§ What to work on: Please count the lines below that contain the word "matplotlib", and reply with that number alone.

◆ ◆ ◆ ◆

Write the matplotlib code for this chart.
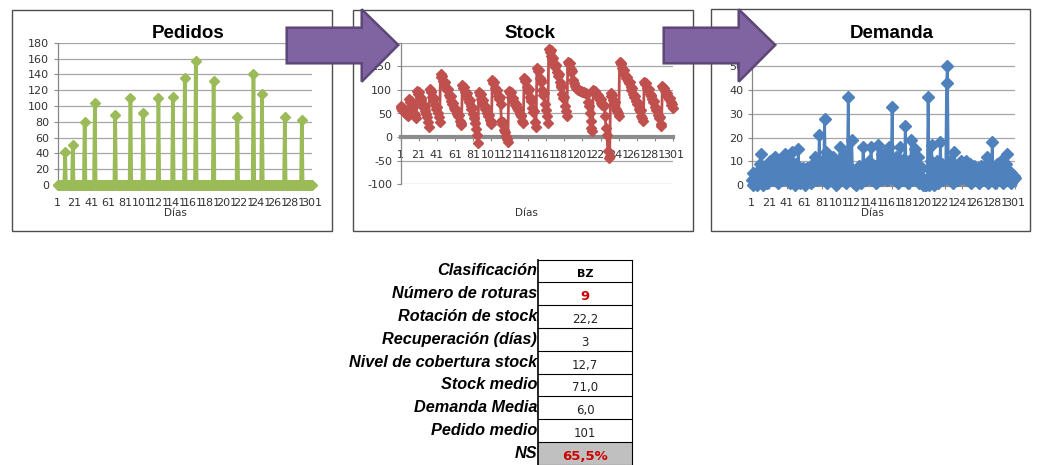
import numpy as np
import matplotlib.pyplot as plt
from matplotlib.patches import Polygon, Rectangle

plt.rcParams['font.family'] = ['DejaVu Sans']
plt.rcParams['axes.unicode_minus'] = False

W, H = 1038, 465

days = np.arange(1, 302)

# orders: only the days on which something was ordered
order_days = [10, 19, 33, 45, 69, 87, 102, 120, 137, 151, 164, 185, 213, 232, 242, 269, 289]
order_qty = [42, 50, 80, 104, 88, 110, 91, 110, 111, 135, 157, 131, 86, 140, 115, 86, 82]

stock = [
    65, 62, 58, 61, 55, 50, 54, 47, 44,
    80, 74, 77, 66, 60, 63, 52, 46, 40,
    98, 92, 95, 85, 79, 82, 70, 64, 67, 55, 48, 42, 33, 22,
    101, 95, 98, 86, 79, 82, 68, 60, 63, 50, 42, 33,
    133, 127, 130, 118, 113, 116, 104, 99, 101, 90, 85, 87, 76, 71, 73, 62, 58, 60, 49, 44, 46, 35, 30, 26,
    110, 104, 107, 96, 90, 93, 81, 75, 78, 66, 60, 62, 48, 40, 30, 18, 5, -13,
    95, 89, 92, 81, 75, 78, 66, 60, 63, 51, 45, 47, 36, 32, 28,
    121, 114, 117, 104, 97, 100, 87, 81, 84, 70, 34, 28, 31, 16, 10, 3, -5, -10,
    98, 93, 95, 86, 81, 83, 74, 69, 71, 62, 57, 59, 49, 44, 46, 35, 30,
    126, 119, 122, 106, 98, 101, 85, 77, 80, 62, 53, 56, 33, 22,
    146, 139, 142, 126, 117, 120, 100, 90, 93, 70, 58, 44, 30,
    187, 181, 184, 171, 165, 168, 155, 149, 152, 138, 130, 133, 116, 107, 110, 92, 83, 86, 66, 55, 44,
    160, 154, 157, 145, 137, 140, 122, 114, 108, 104, 102, 100, 99, 98, 98, 97, 96, 96, 95, 94, 93, 92,
    75, 65, 50, 35, 20, 12,
    100, 96, 98, 91, 87, 89, 82, 78, 80, 73, 69, 71, 66, 45, 20, 5, -30, -45, -41,
    93, 87, 90, 78, 71, 74, 60, 55, 50, 45,
    160, 155, 158, 146, 140, 143, 131, 126, 128, 119, 114, 116, 106, 100, 103, 91, 85, 88, 76, 70,
    73, 60, 55, 57, 45, 40, 35,
    117, 112, 115, 104, 99, 101, 92, 87, 89, 80, 74, 77, 64, 57, 60, 46, 40, 42, 28, 24,
    108, 103, 105, 97, 92, 94, 86, 81, 83, 74, 69, 71, 61,
]

demand = [
    2, 0, 5, 3, 1, 4, 0, 6, 2, 9, 3, 13, 4, 0, 7, 2, 5, 1, 8, 3,
    6, 10, 4, 2, 11, 5, 8, 12, 3, 6, 1, 9, 4, 7, 2, 10, 5, 3, 13, 6,
    2, 8, 4, 11, 1, 6, 14, 3, 7, 0, 9, 5, 2, 15, 4, 1, 6, 3, 7, 2,
    5, 0, 4, 7, 2, 6, 3, 8, 1, 5, 9, 4, 12, 6, 2, 8, 5, 21, 3, 7,
    10, 2, 6, 28, 4, 14, 1, 9, 3, 7, 5, 2, 8, 12, 4, 6, 0, 9, 3, 5,
    7, 16, 2, 5, 9, 13, 3, 6, 1, 8, 37, 4, 2, 7, 19, 3, 6, 1, 5, 0,
    4, 2, 8, 3, 6, 1, 5, 16, 4, 7, 2, 9, 3, 6, 10, 4, 16, 2, 7, 5,
    3, 8, 1, 6, 17, 4, 9, 2, 7, 13, 5, 3, 13, 8, 2, 11, 6, 16, 4, 9,
    33, 5, 2, 7, 12, 3, 8, 1, 6, 16, 4, 9, 2, 11, 5, 25, 3, 7, 1, 10,
    4, 8, 19, 2, 6, 11, 15, 3, 9, 12, 5, 1, 4, 2, 7, 0, 1, 0, 2, 0,
    1, 37, 0, 2, 10, 17, 3, 8, 0, 5, 2, 10, 1, 6, 3, 18, 4, 9, 2, 5,
    7, 3, 43, 50, 8, 4, 10, 2, 6, 1, 9, 14, 3, 7, 5, 2, 8, 4, 6, 10,
    3, 7, 9, 5, 10, 2, 8, 6, 4, 9, 1, 7, 3, 8, 5, 2, 6, 4, 7, 1,
    5, 8, 2, 6, 3, 7, 4, 9, 12, 1, 6, 3, 8, 2, 18, 5, 7, 1, 4, 9,
    2, 6, 3, 8, 10, 4, 1, 7, 5, 3, 9, 13, 2, 6, 4, 1, 5, 3, 2, 4,
    3,
]

pedidos = np.zeros(len(days))
pedidos[np.array(order_days) - 1] = order_qty

table_labels = ['Clasificación', 'Número de roturas', 'Rotación de stock', 'Recuperación (días)',
                'Nivel de cobertura stock', 'Stock medio', 'Demanda Media', 'Pedido medio', 'NS']
table_values = ['BZ', '9', '22,2', '3', '12,7', '71,0', '6,0', '101', '65,5%']

fig = plt.figure(figsize=(W / 100, H / 100), dpi=100)


def px_axes(x0, y0, x1, y1):
    # axes placed with pixel coordinates (origin top-left)
    return fig.add_axes([x0 / W, 1 - y1 / H, (x1 - x0) / W, (y1 - y0) / H])


def excel_chart(ax, y, color, ylim, ystep, lw, ms):
    ax.plot(days, y, color=color, lw=lw, marker='D', ms=ms, mec=color, mfc=color,
            clip_on=False, zorder=3)
    ax.set_xlim(1, 301)
    ax.set_ylim(*ylim)
    ax.set_xticks(np.arange(1, 302, 20))
    ax.set_yticks(np.arange(ylim[0], ylim[1] + 1, ystep))
    ax.yaxis.grid(True, color='#a6a6a6', lw=0.9)
    ax.set_axisbelow(True)
    for s in ['top', 'right']:
        ax.spines[s].set_visible(False)
    ax.spines['left'].set_color('#868686')
    ax.spines['left'].set_linewidth(0.9)
    ax.spines['bottom'].set_position(('data', 0))
    ax.spines['bottom'].set_color('#8c8c8c')
    ax.spines['bottom'].set_linewidth(3)
    ax.tick_params(axis='x', length=3, color='#8c8c8c', pad=6, labelsize=8, labelcolor='#333333')
    ax.tick_params(axis='y', length=3, color='#8c8c8c', pad=3, labelsize=8, labelcolor='#333333')
    ax.patch.set_alpha(0)


ax1 = px_axes(57.5, 42.7, 312, 185)
excel_chart(ax1, pedidos, '#9bbb59', (0, 180), 20, 2.6, 5.5)

ax2 = px_axes(400.5, 42.7, 673.3, 184.3)
excel_chart(ax2, stock, '#c0504d', (-100, 200), 50, 2.0, 5.5)

ax3 = px_axes(751.7, 42.7, 1015, 185)
excel_chart(ax3, demand, '#4f81bd', (0, 60), 10, 2.0, 6)

# overlay in pixel coordinates: frames, titles, arrows and the summary table
ov = fig.add_axes([0, 0, 1, 1])
ov.set_xlim(0, W)
ov.set_ylim(H, 0)
ov.axis('off')
ov.patch.set_alpha(0)

frames = [(11.7, 10, 332.3, 231), (353.3, 10, 693, 230.5), (711, 9.5, 1030, 230.5)]
for x0, y0, x1, y1 in frames:
    ov.add_patch(Rectangle((x0, y0), x1 - x0, y1 - y0, fill=False, ec='#4d4d4d', lw=1))

titles = [('Pedidos', 188), ('Stock', 530), ('Demanda', 892)]
for t, xc in titles:
    ov.text(xc, 33, t, ha='center', va='center', fontsize=13.5, fontweight='bold',
            family='Liberation Sans', color='black')

for xc in [175, 526, 872]:
    ov.text(xc, 213, 'Días', ha='center', va='center', fontsize=7.5, color='#333333')

arrow = np.array([(286.7, 27.7), (361.7, 27.7), (361.7, 9.3), (398.3, 45.0),
                  (361.7, 81.7), (361.7, 63.3), (286.7, 63.3)])
for dx in [0, 377]:
    ov.add_patch(Polygon(arrow + [dx, 0], closed=True, fc='#8064a2', ec='#5c4776', lw=1.8,
                         zorder=5))

col_x0, col_x1 = 538.3, 631.7
row_top, row_h = 259.5, 22.8
ov.add_patch(Rectangle((col_x0, row_top + 8 * row_h), col_x1 - col_x0, row_h,
                       fc='#c0c0c0', ec='none'))
for i in range(10):
    yy = row_top + i * row_h
    ov.plot([col_x0, col_x1], [yy, yy], color='black', lw=0.8)
ov.plot([col_x0, col_x0], [row_top, row_top + 9 * row_h], color='black', lw=1.2)
ov.plot([col_x1, col_x1], [row_top, row_top + 9 * row_h], color='black', lw=0.8)

for i, (lab, val) in enumerate(zip(table_labels, table_values)):
    yc = row_top + (i + 0.5) * row_h
    ov.text(537, yc, lab, ha='right', va='center', fontsize=11.7, fontweight='bold',
            fontstyle='italic', family='Liberation Sans', color='black')
    kw = dict(fontsize=8.5, color='#222222')
    if val == 'BZ':
        kw = dict(fontsize=8, fontweight='bold', color='black')
    elif val in ('9', '65,5%'):
        kw = dict(fontsize=9.5, fontweight='bold', color='#cc0000')
    ov.text((col_x0 + col_x1) / 2, yc + 3, val, ha='center', va='center', **kw)

fig.savefig('out.png', dpi=100)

◆ ◆ ◆ ◆

§ Finished task: 3